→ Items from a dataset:
▬▬▬▬▬▬

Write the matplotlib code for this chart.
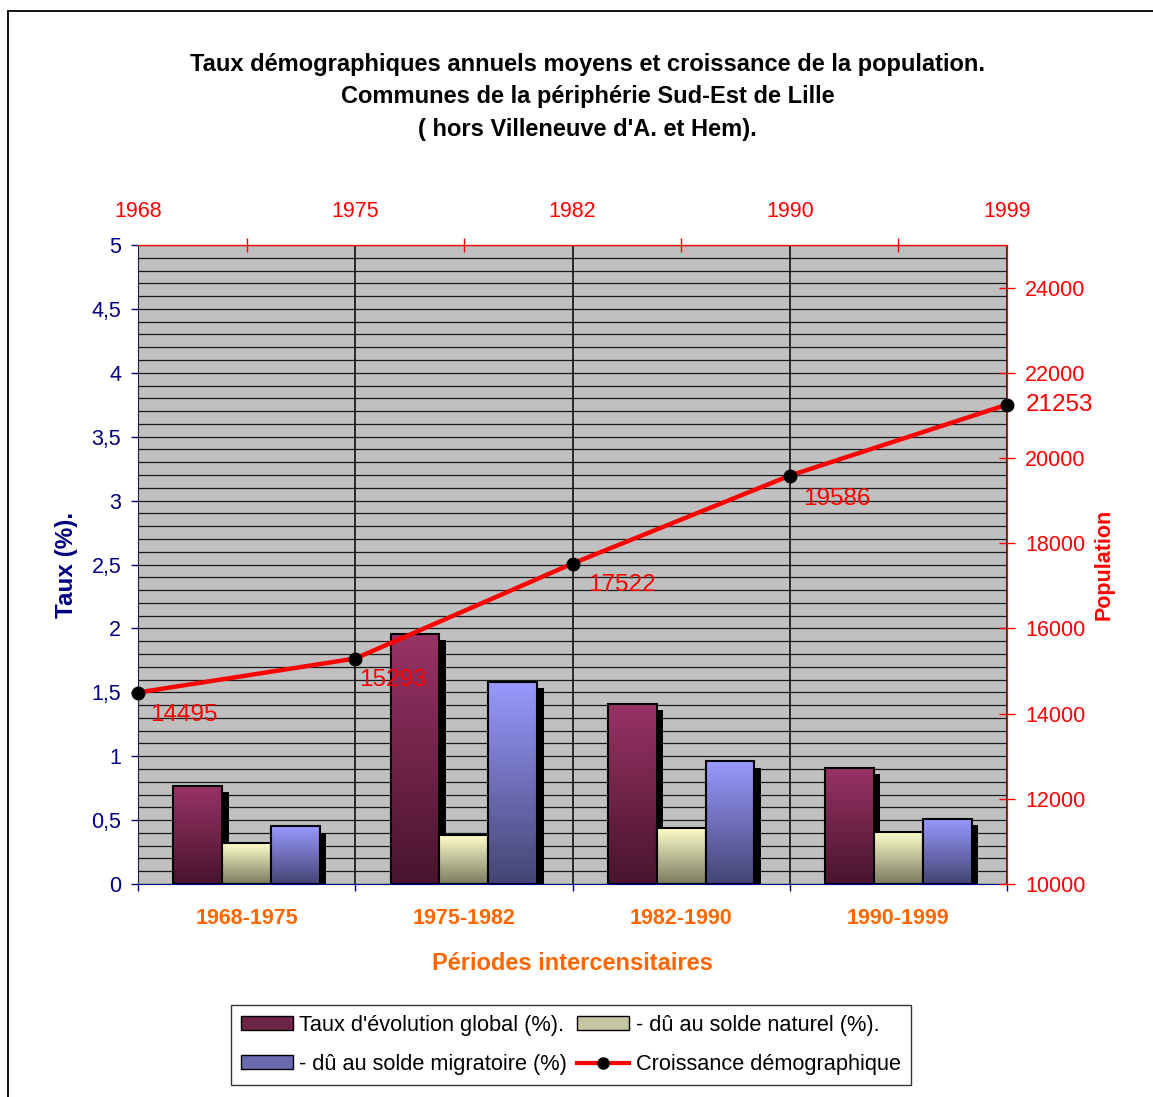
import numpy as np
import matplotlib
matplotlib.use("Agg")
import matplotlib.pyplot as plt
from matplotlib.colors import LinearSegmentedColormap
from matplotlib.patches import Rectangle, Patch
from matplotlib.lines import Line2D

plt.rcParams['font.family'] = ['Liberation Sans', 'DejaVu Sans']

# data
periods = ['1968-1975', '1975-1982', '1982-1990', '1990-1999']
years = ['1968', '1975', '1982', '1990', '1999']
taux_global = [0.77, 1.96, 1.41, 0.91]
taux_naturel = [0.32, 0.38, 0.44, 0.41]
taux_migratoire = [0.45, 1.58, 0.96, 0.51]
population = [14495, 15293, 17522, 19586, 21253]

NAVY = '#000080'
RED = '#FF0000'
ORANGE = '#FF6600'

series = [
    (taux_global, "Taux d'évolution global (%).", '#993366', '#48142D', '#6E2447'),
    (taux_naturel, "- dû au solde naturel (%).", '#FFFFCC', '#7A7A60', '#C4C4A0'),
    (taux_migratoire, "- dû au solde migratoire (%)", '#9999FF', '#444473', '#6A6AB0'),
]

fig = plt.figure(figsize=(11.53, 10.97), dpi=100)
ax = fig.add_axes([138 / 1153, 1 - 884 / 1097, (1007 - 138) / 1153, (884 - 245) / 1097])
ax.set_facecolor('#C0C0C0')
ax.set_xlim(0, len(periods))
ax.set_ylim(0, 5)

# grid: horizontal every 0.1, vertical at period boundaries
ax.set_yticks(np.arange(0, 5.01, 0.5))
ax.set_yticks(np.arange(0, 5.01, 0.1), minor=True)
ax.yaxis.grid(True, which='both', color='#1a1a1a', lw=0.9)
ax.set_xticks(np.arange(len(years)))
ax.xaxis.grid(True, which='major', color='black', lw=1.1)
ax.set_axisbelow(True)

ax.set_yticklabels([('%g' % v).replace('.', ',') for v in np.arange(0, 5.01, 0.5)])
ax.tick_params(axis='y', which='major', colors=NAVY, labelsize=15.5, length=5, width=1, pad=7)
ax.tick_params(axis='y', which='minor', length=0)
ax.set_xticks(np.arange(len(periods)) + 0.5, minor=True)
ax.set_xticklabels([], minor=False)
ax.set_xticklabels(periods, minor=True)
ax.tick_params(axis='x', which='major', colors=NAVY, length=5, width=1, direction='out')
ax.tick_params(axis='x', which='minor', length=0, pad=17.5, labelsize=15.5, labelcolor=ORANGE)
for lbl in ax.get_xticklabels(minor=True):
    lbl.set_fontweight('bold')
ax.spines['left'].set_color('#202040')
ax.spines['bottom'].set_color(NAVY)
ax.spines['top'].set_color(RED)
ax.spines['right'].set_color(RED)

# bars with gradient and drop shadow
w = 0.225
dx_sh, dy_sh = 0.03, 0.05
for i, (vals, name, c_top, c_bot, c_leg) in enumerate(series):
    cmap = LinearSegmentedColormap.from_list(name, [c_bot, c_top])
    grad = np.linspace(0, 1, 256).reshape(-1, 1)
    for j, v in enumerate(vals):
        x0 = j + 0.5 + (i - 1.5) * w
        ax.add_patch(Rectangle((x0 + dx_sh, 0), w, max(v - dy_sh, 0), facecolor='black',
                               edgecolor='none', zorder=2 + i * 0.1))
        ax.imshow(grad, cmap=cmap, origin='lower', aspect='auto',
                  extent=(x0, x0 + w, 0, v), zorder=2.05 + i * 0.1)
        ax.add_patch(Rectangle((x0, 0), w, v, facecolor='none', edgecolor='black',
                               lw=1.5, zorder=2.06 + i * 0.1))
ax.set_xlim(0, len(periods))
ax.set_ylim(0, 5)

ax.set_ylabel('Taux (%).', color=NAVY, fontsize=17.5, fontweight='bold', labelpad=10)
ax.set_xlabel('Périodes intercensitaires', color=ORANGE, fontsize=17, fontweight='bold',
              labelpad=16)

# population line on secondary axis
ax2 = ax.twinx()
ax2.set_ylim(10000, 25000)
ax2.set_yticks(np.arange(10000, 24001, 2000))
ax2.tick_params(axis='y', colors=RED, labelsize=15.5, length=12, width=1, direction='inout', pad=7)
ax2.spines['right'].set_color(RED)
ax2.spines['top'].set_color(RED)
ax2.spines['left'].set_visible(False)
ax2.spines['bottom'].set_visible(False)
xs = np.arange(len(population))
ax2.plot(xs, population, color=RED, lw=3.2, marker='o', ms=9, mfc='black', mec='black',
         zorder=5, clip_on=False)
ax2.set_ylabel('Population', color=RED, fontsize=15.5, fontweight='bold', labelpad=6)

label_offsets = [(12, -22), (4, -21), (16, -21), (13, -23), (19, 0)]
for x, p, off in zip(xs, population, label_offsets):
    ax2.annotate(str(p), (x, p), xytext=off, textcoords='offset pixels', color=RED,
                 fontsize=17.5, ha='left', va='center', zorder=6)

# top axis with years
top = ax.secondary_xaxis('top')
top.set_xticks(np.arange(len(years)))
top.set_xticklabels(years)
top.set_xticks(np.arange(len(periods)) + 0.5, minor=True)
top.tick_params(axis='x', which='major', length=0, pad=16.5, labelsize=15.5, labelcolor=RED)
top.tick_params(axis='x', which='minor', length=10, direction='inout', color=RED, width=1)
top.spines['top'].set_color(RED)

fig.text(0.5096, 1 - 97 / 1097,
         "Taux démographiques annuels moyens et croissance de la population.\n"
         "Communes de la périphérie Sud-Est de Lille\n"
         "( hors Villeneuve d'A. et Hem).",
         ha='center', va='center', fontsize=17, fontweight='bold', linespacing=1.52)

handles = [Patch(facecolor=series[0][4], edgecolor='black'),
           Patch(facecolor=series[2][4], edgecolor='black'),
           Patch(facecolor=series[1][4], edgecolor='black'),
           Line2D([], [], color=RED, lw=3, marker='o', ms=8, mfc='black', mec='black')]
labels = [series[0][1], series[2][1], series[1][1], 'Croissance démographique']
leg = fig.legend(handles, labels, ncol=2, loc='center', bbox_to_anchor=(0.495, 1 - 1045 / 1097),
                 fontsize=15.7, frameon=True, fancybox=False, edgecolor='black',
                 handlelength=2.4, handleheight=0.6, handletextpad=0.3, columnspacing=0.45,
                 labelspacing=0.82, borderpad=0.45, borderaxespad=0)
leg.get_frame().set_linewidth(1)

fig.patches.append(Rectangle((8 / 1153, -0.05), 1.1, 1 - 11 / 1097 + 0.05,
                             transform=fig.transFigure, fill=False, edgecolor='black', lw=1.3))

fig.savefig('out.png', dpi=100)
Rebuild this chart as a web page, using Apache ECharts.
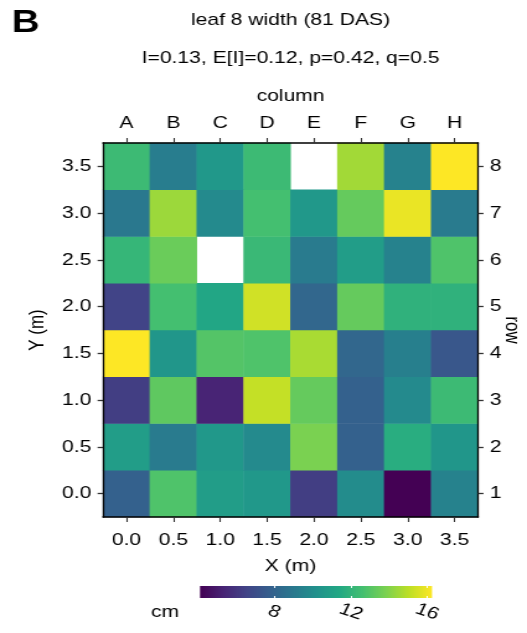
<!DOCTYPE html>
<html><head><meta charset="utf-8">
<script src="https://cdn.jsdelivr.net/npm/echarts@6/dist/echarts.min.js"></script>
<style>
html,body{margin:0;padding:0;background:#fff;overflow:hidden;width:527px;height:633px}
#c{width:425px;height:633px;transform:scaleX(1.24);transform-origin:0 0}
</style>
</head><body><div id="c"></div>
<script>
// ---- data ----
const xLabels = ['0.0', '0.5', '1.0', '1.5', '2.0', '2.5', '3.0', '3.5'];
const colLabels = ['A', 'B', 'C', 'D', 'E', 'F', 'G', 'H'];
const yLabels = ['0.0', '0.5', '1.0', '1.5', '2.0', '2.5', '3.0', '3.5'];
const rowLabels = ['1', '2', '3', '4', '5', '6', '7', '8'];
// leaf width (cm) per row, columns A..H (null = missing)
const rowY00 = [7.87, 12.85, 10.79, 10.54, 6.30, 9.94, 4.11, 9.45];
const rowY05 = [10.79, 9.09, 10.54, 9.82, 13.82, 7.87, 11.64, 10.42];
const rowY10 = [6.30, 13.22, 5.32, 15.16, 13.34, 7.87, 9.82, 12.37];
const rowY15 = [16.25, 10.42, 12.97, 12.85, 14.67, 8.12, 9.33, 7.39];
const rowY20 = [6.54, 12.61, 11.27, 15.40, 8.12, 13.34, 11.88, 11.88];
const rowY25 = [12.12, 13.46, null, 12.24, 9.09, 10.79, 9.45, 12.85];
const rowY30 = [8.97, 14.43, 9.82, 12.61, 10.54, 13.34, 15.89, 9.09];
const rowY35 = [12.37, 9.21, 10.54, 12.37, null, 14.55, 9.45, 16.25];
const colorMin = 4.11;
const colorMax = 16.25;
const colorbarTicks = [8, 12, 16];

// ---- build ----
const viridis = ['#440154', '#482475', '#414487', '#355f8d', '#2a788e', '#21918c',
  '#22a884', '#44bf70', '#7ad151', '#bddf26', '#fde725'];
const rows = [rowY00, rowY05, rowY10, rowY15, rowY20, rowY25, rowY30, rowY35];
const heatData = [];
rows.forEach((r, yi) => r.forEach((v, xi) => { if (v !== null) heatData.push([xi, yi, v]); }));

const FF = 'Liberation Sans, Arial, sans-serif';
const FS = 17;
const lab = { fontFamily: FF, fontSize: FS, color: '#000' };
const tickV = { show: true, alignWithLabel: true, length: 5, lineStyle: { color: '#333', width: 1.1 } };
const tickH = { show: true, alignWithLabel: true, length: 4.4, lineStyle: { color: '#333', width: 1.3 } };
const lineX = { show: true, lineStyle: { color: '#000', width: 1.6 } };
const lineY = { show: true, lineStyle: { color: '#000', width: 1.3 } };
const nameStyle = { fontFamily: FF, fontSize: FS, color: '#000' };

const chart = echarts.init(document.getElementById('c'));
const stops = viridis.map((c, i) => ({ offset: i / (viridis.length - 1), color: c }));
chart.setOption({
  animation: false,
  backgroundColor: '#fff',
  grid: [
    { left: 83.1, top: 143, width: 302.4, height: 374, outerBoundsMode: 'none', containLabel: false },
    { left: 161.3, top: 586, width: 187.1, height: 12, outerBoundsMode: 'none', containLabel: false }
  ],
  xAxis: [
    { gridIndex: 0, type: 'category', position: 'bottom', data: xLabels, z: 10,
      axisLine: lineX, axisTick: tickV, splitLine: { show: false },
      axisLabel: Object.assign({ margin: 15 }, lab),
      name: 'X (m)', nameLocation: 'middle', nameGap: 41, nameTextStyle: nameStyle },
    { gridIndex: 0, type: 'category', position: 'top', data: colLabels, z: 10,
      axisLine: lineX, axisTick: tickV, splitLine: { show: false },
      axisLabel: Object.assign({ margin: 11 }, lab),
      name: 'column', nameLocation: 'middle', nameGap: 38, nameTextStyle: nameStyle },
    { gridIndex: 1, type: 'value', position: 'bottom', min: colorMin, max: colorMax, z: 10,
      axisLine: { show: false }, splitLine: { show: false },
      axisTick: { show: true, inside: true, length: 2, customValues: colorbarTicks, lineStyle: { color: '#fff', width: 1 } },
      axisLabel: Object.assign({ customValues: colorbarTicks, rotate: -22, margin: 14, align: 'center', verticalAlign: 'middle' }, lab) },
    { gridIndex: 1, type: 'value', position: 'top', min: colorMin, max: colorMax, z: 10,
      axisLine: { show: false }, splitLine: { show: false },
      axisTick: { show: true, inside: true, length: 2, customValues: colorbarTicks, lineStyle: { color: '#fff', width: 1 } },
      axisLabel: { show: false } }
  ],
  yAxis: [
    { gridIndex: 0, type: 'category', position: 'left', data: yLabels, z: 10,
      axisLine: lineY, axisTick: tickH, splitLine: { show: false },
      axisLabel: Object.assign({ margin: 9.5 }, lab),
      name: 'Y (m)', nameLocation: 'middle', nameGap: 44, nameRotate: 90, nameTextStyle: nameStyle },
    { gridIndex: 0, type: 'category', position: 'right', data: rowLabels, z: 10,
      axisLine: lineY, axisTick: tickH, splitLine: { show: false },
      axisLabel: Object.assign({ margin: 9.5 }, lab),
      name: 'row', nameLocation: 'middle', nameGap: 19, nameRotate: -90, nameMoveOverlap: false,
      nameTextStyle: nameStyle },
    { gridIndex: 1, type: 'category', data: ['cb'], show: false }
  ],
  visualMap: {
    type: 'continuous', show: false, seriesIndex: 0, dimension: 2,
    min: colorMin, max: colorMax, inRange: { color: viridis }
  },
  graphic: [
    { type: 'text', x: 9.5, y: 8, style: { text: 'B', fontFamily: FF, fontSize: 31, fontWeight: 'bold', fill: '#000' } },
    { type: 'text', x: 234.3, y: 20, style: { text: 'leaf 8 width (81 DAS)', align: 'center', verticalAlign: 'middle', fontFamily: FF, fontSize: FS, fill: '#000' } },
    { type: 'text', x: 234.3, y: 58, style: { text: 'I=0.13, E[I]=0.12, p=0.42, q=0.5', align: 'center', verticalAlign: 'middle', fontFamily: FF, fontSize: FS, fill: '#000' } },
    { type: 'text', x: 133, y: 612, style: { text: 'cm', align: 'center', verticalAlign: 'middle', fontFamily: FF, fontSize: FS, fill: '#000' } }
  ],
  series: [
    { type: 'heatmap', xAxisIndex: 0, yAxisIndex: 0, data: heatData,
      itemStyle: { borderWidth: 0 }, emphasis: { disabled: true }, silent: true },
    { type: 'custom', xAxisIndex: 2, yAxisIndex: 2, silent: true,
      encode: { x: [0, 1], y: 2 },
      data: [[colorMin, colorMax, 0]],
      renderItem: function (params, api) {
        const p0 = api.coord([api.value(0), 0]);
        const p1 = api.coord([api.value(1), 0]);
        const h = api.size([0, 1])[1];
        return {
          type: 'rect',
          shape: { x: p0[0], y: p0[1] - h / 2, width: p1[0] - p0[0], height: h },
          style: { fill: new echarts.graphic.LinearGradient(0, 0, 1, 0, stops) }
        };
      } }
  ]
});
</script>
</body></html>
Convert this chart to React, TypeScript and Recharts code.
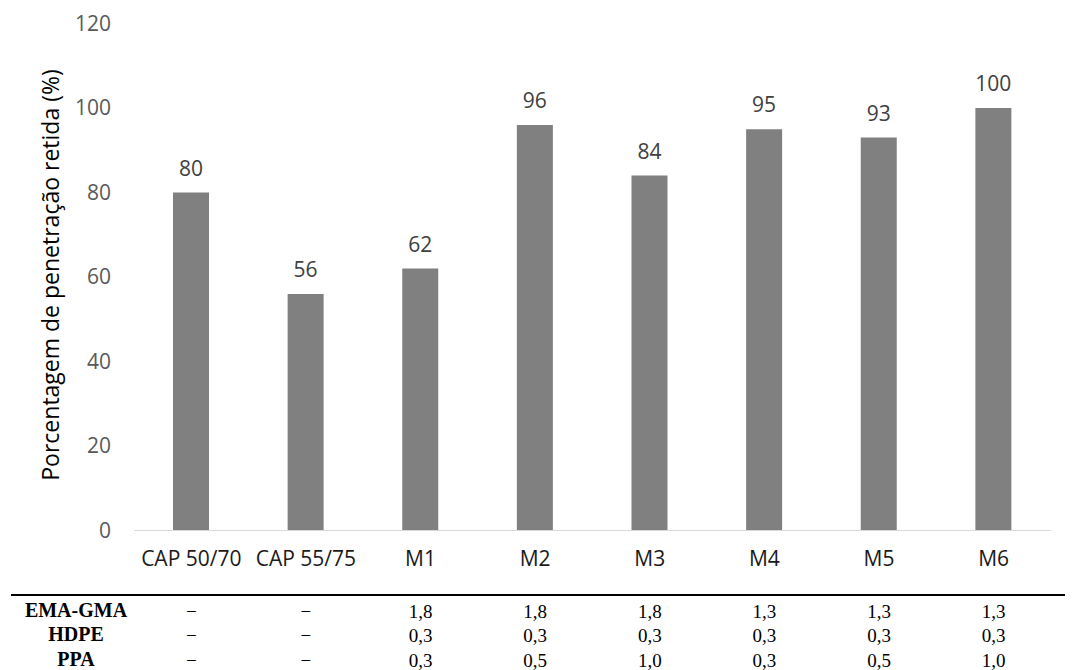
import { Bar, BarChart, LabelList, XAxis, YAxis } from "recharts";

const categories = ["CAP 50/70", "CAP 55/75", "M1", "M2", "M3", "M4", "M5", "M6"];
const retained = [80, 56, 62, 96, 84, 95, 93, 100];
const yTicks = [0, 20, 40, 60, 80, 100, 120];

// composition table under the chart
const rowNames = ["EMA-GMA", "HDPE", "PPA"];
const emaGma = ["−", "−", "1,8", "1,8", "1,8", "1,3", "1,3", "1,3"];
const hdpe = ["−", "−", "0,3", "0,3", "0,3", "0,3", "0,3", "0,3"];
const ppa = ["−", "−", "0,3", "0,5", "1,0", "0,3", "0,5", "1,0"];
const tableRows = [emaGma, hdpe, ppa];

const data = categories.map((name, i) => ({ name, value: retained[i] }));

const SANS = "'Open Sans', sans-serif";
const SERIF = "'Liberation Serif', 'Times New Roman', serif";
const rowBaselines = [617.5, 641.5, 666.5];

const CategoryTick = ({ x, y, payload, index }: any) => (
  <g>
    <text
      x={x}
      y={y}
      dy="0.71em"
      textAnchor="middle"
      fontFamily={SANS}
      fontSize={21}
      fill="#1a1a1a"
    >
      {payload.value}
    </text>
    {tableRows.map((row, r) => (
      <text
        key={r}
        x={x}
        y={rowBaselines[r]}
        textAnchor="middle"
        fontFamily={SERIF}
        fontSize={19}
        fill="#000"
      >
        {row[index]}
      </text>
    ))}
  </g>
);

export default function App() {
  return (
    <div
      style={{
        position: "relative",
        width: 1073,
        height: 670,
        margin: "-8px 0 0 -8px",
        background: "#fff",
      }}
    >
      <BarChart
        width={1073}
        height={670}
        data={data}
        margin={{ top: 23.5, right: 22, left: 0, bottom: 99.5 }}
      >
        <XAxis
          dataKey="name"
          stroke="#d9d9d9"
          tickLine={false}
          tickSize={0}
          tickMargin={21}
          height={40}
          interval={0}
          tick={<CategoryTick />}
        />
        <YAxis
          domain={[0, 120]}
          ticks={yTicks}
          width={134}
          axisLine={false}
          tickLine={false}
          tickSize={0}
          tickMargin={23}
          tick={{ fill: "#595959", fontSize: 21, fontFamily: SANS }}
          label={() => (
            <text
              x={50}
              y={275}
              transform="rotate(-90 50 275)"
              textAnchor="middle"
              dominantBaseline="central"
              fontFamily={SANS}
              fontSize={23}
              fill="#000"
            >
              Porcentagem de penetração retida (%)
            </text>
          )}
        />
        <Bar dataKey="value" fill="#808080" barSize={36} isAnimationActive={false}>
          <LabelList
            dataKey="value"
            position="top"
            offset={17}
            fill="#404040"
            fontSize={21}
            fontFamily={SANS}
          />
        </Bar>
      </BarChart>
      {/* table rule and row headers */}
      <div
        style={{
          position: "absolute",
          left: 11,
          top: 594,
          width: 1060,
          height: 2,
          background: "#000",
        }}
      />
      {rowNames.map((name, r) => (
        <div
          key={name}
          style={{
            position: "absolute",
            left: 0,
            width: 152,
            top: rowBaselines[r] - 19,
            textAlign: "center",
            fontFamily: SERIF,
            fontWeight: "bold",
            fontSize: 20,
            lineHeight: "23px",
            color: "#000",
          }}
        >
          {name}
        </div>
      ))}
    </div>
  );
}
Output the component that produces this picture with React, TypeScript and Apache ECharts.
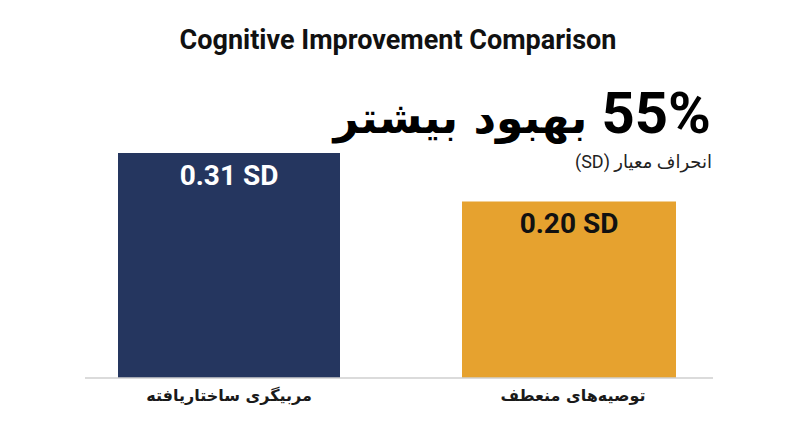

▬▬▬▬▬▬

From the first line above down to the line with "plt.rcParams['font.family'] = ['Liberation", reproduce every line and no others, omitting pictures.

Write the matplotlib code for this chart.
import numpy as np
import matplotlib
matplotlib.use("Agg")
import matplotlib.pyplot as plt
from matplotlib.colors import LinearSegmentedColormap
from matplotlib.patches import Rectangle, Patch
from matplotlib.lines import Line2D

plt.rcParams['font.family'] = ['Liberation Sans', 'DejaVu Sans']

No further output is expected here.